A Touch of Class

f. rainne
2005-07-09

The Art of Semantics

A Romanian translation of this article is provided by Alexander Ovsov.

Horizontal Rules

Towards the end of the month of May, the WHATWG mailing list dove into a debate over the purpose of the <hr> element: whether it is purely presentational and should be dropped, whether it indicated a break between sections and should be replaced by proper sectioning, or whether indeed it had a different role to play:

Ian Hickson writes

On Sat, 21 May 2005, Anne van Kesteren wrote:
>
> Why doens't SECTION suffice? They are sections separated by decoration. 
> At least, that is how it appeals to me.

They're not really sections. The chapter is the section, these are 
paragraphs together in the same chapter, with a divider between some of 
the paragraphs.

I read a lot of fiction books and when I come across a "* * *" it reads to 
me like a paragraph, saying "Meanwhile, in a different part of the 
universe:"; it doesn't read as "end section. new section:".

IMHO.

Later on, Ian takes out his ASCII brushes to depict his point more clearly:

On Mon, 23 May 2005, Christoph Päper wrote:
> Anyhow you can still group paragraphs by wrapping them in a division 
> instead of dividing them by a separator. The latter is IMO not a very 
> markupish approach. MLs are usually about putting (informational) atoms 
> into bags and these into larger ones, iterated until you reach the top 
> one, the root.

The paragraphs are all part of the <section> (chapter). They're not 
further grouped together, IMHO. An <hr> is equivalent to a <p> with the 
content "Meanwhile, somewhere else..." or similar ("From someone else's 
point of view...", "At another time..."). In fact if a story was to be 
styled into comic form, <hr> elements would typically be presented as 
narrator-level text in the next paragraph's panel. For example:

   <p><q>No!<q> said Fred.</p>
   <hr>
   <p>The tree stood alone.</p>

In comic form:

   +----------+ +--------------+-------+
   |  _____   | | Meanwhile... |       |
   | < No! >  | +--------------+       |
   |  \/^^^   | |         /|\          |
   |  o       | |         /|\          |
   | -+-      | |          |           |
   | / \      | |          |           |
   +----------+ +----------------------+

Not that we have any user agents or stylesheet languages (short of actual 
humans) capable of that kind of interpretation and presentation today, but 
my point is that the <hr> here is a unit on par with a paragraph, it's not 
an artefact of an implied higher level grouping.

In text form:

   "No!" said Fred.

      *   *   *

   The tree stood alone.

In aural form:

   No!, said Fred. [pause] The tree stood alone.

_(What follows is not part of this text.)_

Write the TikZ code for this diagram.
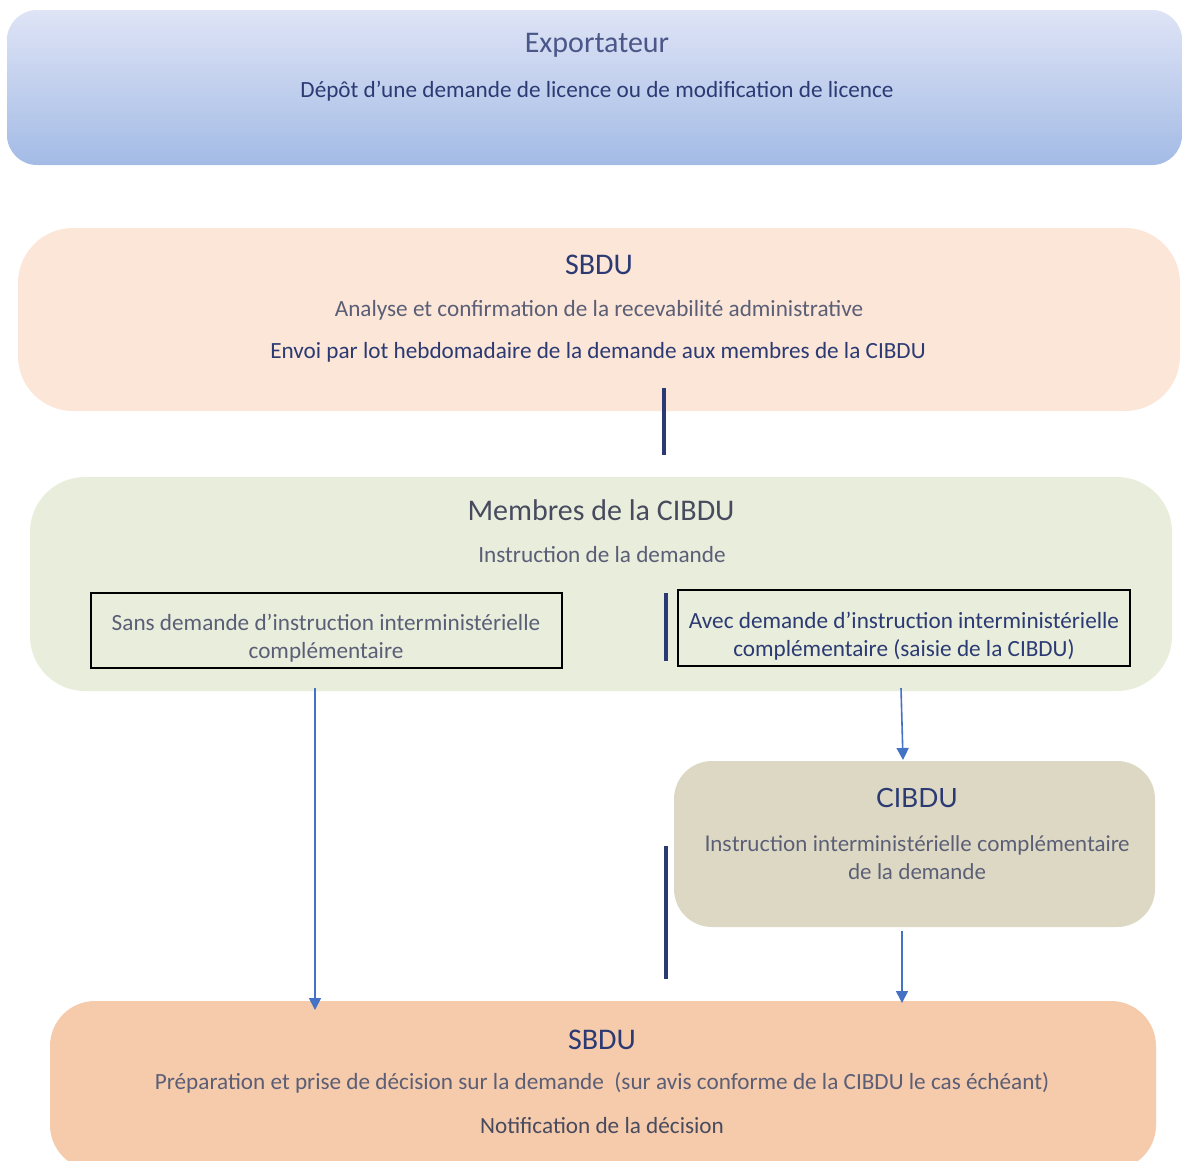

If we didn't have <hr>, I would imagine the above example would be marked 
up as:

   <p><q>No!</q> said Fred.</p>
   <p>* * *</p>
   <p>The tree stood alone.</p>

...or some such. I really don't think:

    <p><q>No!</q> said Fred.</p>
   </plot>
   <plot>
    <p>The tree stood alone.</p>

...would be better than <hr>, in fact I think it would be unnatural from 
an authoring perspective. We mustn't fall into the trap of considering 
everything to be a hierarchy, just because that is what XML most easily 
marks up. Book authors have managed quite well for centuries without 
considering their documents to be formed of trees! (Notwithstanding what 
paper is made of, I mean.)

Meaningless Markup

Along the way, Christoph Päper and Ian also argued the semantics of <div> and <span>. As Christoph was proposing that <hr> should be replaced by deliberate use of classified <div>, he explained:

'div' is the proper HTML element type for subdivisions (of sections) 
that actually are not sections. (IMO sections always have a heading, 
'h'.) It, optionally, can be categorized with the 'class' attribute and 
be identified by an 'id' attribute.

But Ian didn't agree that the code in Christoph's example expressed his intended semantics:

Remember that class="" and <div> are meaningless. A document has
the same semantics after you strip out any class attributes and
<div> elements.

However, Christoph rejected such an extreme conception of <div>, <span>, and 'class', explaining that while such markup does not express the semantics of purpose, it still expresses the semantics of structure:

You say that and some others share that point of view, but I (and 
probably others) disagree. It is true that 'div' or 'class' don't 
provide semantics directly, but they do indirectly: Everything inside a 
'div' belongs together somehow and everything that shares a class 
(inside a document instance) is related to each other somehow. You 
cannot know /how/, but /that/.

FWIW, I share Christoph's point of view here.

x/HTML5

As Hixie reforms the Hypertext Markup Language through the WHATWG, he has subtly altered and refined the definitions of many seemingly simple elements. The new semantics are surprisingly elegant, and gracefully more powerful than before. I think if anyone is capable of taking HTML to its ideal, it's him, and I believe the language will owe Ian a great debt some years from now.